As of now there can only exist a single Metastore for each Cloud Region for the Databricks Account. This means that all Unity Catalog enabled workspaces within a region must use the same Metastore. Some of the capabilities of the Metastores also have limits imposed on them, such as the maximum number of tables allowed in a Metastore, but as mentioned above, these limitations are not hard limits and are prone to increase without notice. The best approach is to keep an eye out for changes in the official documentation.
Compatibility
Unity Catalog maintains compatibility with Databricks’ core data handling capabilities, supporting both managed and external tables across various file formats.
The system still supports managed tables, in which case both the delta format data files and the metadata are directly managed by UC. External tables are also available. These tables are only managed on metadata level and their data files can either be delta, CSV, JSON, avro, parquet, ORC, or text. At the time of writing, all regions are supported in Azure, AWS and GCP and a migration path for already existing Hive Metastore based workspaces and organizations is available.

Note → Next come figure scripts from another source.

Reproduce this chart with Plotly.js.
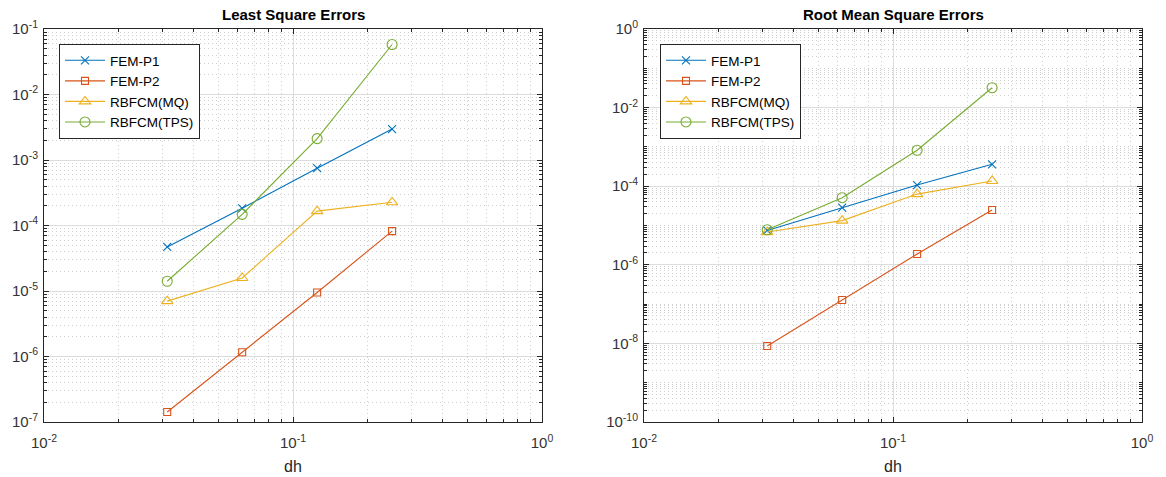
<!DOCTYPE html>
<html>
<head>
<meta charset="utf-8">
<script src="https://cdn.plot.ly/plotly-3.0.1.min.js"></script>
<style>html,body{margin:0;padding:0;background:#fff;}#chart{width:1166px;height:477px;}</style>
</head>
<body>
<div id="chart"></div>
<script>
// ---- data ----
const dh = [0.03125, 0.0625, 0.125, 0.25];
const seriesNames = ['FEM-P1', 'FEM-P2', 'RBFCM(MQ)', 'RBFCM(TPS)'];

// Least Square Errors
const lse_femP1  = [4.7e-5, 1.83e-4, 7.5e-4, 2.97e-3];
const lse_femP2  = [1.42e-7, 1.16e-6, 9.5e-6, 8.2e-5];
const lse_rbfMQ  = [7.0e-6, 1.58e-5, 1.66e-4, 2.26e-4];
const lse_rbfTPS = [1.41e-5, 1.48e-4, 2.12e-3, 5.8e-2];

// Root Mean Square Errors
const rmse_femP1  = [7.5e-6, 2.84e-5, 1.07e-4, 3.6e-4];
const rmse_femP2  = [8.6e-9, 1.27e-7, 1.88e-6, 2.48e-5];
const rmse_rbfMQ  = [6.8e-6, 1.33e-5, 6.3e-5, 1.36e-4];
const rmse_rbfTPS = [7.8e-6, 5.1e-5, 8.2e-4, 3.2e-2];

// tick labels
const xTickVals = [0.01, 0.1, 1];
const xTickText = ['10<sup>-2</sup>', '10<sup>-1</sup>', '10<sup>0</sup>'];
const y1TickVals = [1e-7, 1e-6, 1e-5, 1e-4, 1e-3, 1e-2, 1e-1];
const y1TickText = ['10<sup>-7</sup>', '10<sup>-6</sup>', '10<sup>-5</sup>', '10<sup>-4</sup>', '10<sup>-3</sup>', '10<sup>-2</sup>', '10<sup>-1</sup>'];
const y2TickVals = [1e-10, 1e-8, 1e-6, 1e-4, 1e-2, 1];
const y2TickText = ['10<sup>-10</sup>', '10<sup>-8</sup>', '10<sup>-6</sup>', '10<sup>-4</sup>', '10<sup>-2</sup>', '10<sup>0</sup>'];

// ---- styling ----
const colors = ['#0072BD', '#D95319', '#EDB120', '#77AC30'];
const symbols = ['x-thin-open', 'square-open', 'triangle-up-open', 'circle-open'];
const sizes = [8, 7, 10, 10];
const axisColor = '#262626';
const gridColor = '#dcdcdc';
const minorGridColor = '#cfcfcf';
const FONT = 'Liberation Sans, Arial, sans-serif';

function minorVals(d0, d1) {
  const v = [];
  for (let d = d0; d < d1; d++) {
    for (let k = 1; k <= 9; k++) v.push(k * Math.pow(10, d));
  }
  return v;
}

function mkTraces(ys, xa, ya, leg) {
  return ys.map((y, i) => ({
    x: dh, y: y, type: 'scatter', mode: 'lines+markers', name: seriesNames[i],
    xaxis: xa, yaxis: ya, legend: leg,
    line: {color: colors[i], width: 1.1},
    marker: {symbol: symbols[i], size: sizes[i], color: colors[i], line: {color: colors[i], width: 1.1}}
  }));
}

const traces = [].concat(
  mkTraces([lse_femP1, lse_femP2, lse_rbfMQ, lse_rbfTPS], 'x', 'y', 'legend'),
  mkTraces([rmse_femP1, rmse_femP2, rmse_rbfMQ, rmse_rbfTPS], 'x2', 'y2', 'legend2')
);

const W = 1166, H = 477;
const tickFont = {family: FONT, size: 15, color: '#333333'};

function axisBase(extra) {
  return Object.assign({
    type: 'log', showline: true, mirror: 'ticks', linecolor: axisColor, linewidth: 1,
    ticks: 'inside', ticklen: 5, tickcolor: axisColor, tickwidth: 1,
    showgrid: true, gridcolor: gridColor, gridwidth: 1, zeroline: false,
    tickmode: 'array', tickfont: tickFont, fixedrange: true, automargin: false
  }, extra);
}

function xAxis(domain, anchor) {
  return axisBase({
    domain: domain, anchor: anchor, range: [-2, 0],
    tickvals: xTickVals, ticktext: xTickText, ticklabelstandoff: 7,
    minor: {tickmode: 'array', tickvals: minorVals(-2, 0), showgrid: true, gridcolor: minorGridColor,
            griddash: '1px,3px', gridwidth: 1, ticks: 'inside', ticklen: 3, tickcolor: axisColor},
    title: {text: 'dh', font: {family: FONT, size: 16, color: axisColor}, standoff: 10}
  });
}

function yAxis(range, tv, tt, anchor) {
  return axisBase({
    domain: [1 - 422 / H, 1 - 29 / H], anchor: anchor, range: range,
    tickvals: tv, ticktext: tt, ticklabelstandoff: 2,
    minor: {tickmode: 'array', tickvals: minorVals(range[0], range[1]), showgrid: true, gridcolor: minorGridColor,
            griddash: '1px,3px', gridwidth: 1, ticks: 'inside', ticklen: 3, tickcolor: axisColor}
  });
}

const legendBase = {
  xanchor: 'left', yanchor: 'top', bgcolor: '#ffffff', bordercolor: axisColor, borderwidth: 1,
  font: {family: FONT, size: 13.5, color: '#000'},
  tracegroupgap: 0, itemwidth: 40
};

const layout = {
  width: W, height: H,
  margin: {l: 0, r: 0, t: 0, b: 0},
  paper_bgcolor: '#ffffff', plot_bgcolor: '#ffffff',
  showlegend: true,
  xaxis: xAxis([44 / W, 542 / W], 'y'),
  yaxis: yAxis([-7, -1], y1TickVals, y1TickText, 'x'),
  xaxis2: xAxis([644 / W, 1142 / W], 'y2'),
  yaxis2: yAxis([-10, 0], y2TickVals, y2TickText, 'x2'),
  legend: Object.assign({x: 59 / W, y: 1 - 44 / H}, legendBase),
  legend2: Object.assign({x: 660 / W, y: 1 - 44 / H}, legendBase),
  annotations: [
    {text: '<b>Least Square Errors</b>', xref: 'paper', yref: 'paper', x: 293 / W, y: 1 - 15 / H,
     xanchor: 'center', yanchor: 'middle', showarrow: false,
     font: {family: FONT, size: 15, color: '#000'}},
    {text: '<b>Root Mean Square Errors</b>', xref: 'paper', yref: 'paper', x: 893 / W, y: 1 - 15 / H,
     xanchor: 'center', yanchor: 'middle', showarrow: false,
     font: {family: FONT, size: 15, color: '#000'}}
  ]
};

Plotly.newPlot('chart', traces, layout, {staticPlot: true, displayModeBar: false});
</script>
</body>
</html>
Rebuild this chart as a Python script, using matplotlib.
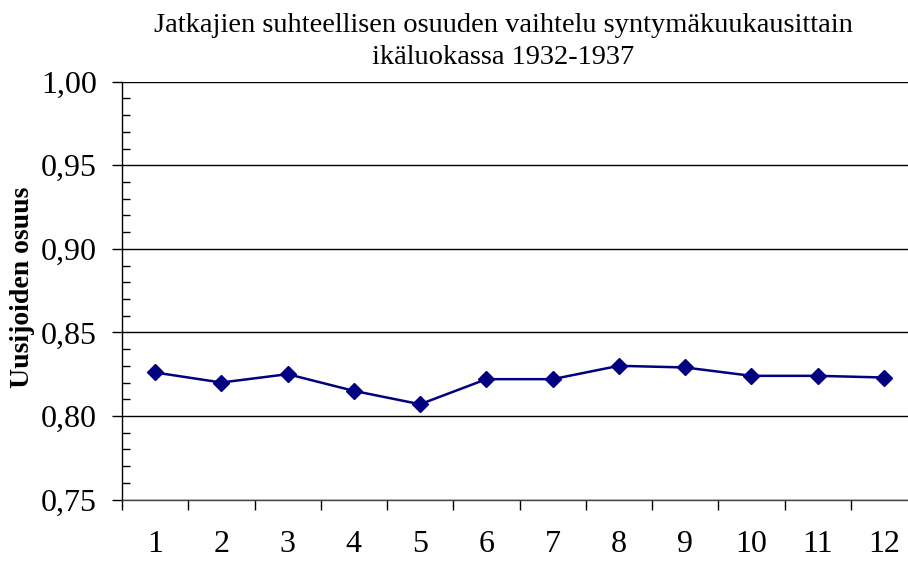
import matplotlib.pyplot as plt
from matplotlib.ticker import MultipleLocator, FixedLocator, FuncFormatter

# kuukaudet ja uusijoiden osuus
kuukaudet = ['1', '2', '3', '4', '5', '6', '7', '8', '9', '10', '11', '12']
osuus = [0.826, 0.820, 0.825, 0.815, 0.807, 0.822, 0.822, 0.830, 0.829, 0.824, 0.824, 0.823]
y_ticks = [0.75, 0.80, 0.85, 0.90, 0.95, 1.00]

plt.rcParams['font.family'] = ['Liberation Serif', 'DejaVu Serif']

fig = plt.figure(figsize=(9.08, 5.64), dpi=100)
ax = fig.add_axes([122 / 908, 1 - 499.5 / 564, (917 - 122) / 908, (499.5 - 81.7) / 564])

x = list(range(len(kuukaudet)))
ax.plot(x, osuus, color='#000080', linewidth=1.8, marker='D', markersize=8.5,
        markeredgecolor='#000080', markerfacecolor='#000080', clip_on=False, zorder=3)

ax.set_xlim(-0.5, len(kuukaudet) - 0.5)
ax.set_ylim(0.75, 1.00)

# Excel-tyylinen kategoria-akseli: tikit kategorioiden välissä
ax.xaxis.set_major_locator(FixedLocator([i - 0.5 for i in range(len(kuukaudet))]))
ax.set_xticklabels([])
ax.set_xticks(x, minor=True)
ax.set_xticklabels(kuukaudet, minor=True)
ax.tick_params(axis='x', which='major', direction='out', length=7, width=1, color='black')
ax.tick_params(axis='x', which='minor', length=0, pad=22, labelsize=23)

ax.set_yticks(y_ticks)
ax.yaxis.set_major_formatter(FuncFormatter(lambda v, p: f'{v:.2f}'.replace('.', ',')))
ax.yaxis.set_minor_locator(MultipleLocator(0.01))
ax.tick_params(axis='y', which='major', direction='out', length=7, width=1, pad=11, labelsize=23)
ax.tick_params(axis='y', which='minor', direction='in', length=6, width=1)

ax.grid(axis='y', which='major', color='black', linewidth=1)
ax.set_axisbelow(True)

for s in ['top', 'right']:
    ax.spines[s].set_visible(False)
ax.spines['left'].set_linewidth(1)
ax.spines['bottom'].set_linewidth(1)
ax.spines['bottom'].set_color('#444444')

fig.text(22.5 / 908, 1 - 287 / 564, 'Uusijoiden osuus', rotation=90, ha='center', va='center',
         fontsize=20, fontweight='bold')
fig.text(0.554, 0.977, 'Jatkajien suhteellisen osuuden vaihtelu syntymäkuukausittain\nikäluokassa 1932-1937',
         ha='center', va='top', fontsize=20.5, linespacing=1.38)

fig.savefig('out.png', dpi=100)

As of time of writing, many exciting features such as Metrics have also been announced. We will explore these features when they become available for wider use and report back in a followup post.
Pre-existing workspaces are not left behind either. It is completely possible to upgrade a Hive metastore based workspace to a Unity Catalog enabled workspace. This, however, is not a two-click, trivial task and involves some planning and manual work. Stay tuned for an upcoming post where we’ll delve into the upgrade process too!
All in all, Unity Catalog streamlines data governance in Databricks, offering centralized management, enhanced security, and improved discovery. As an open-source solution, it empowers organizations to unlock their data’s full potential securely and efficiently — making it a highly recommendable solution for centralized data and AI governance.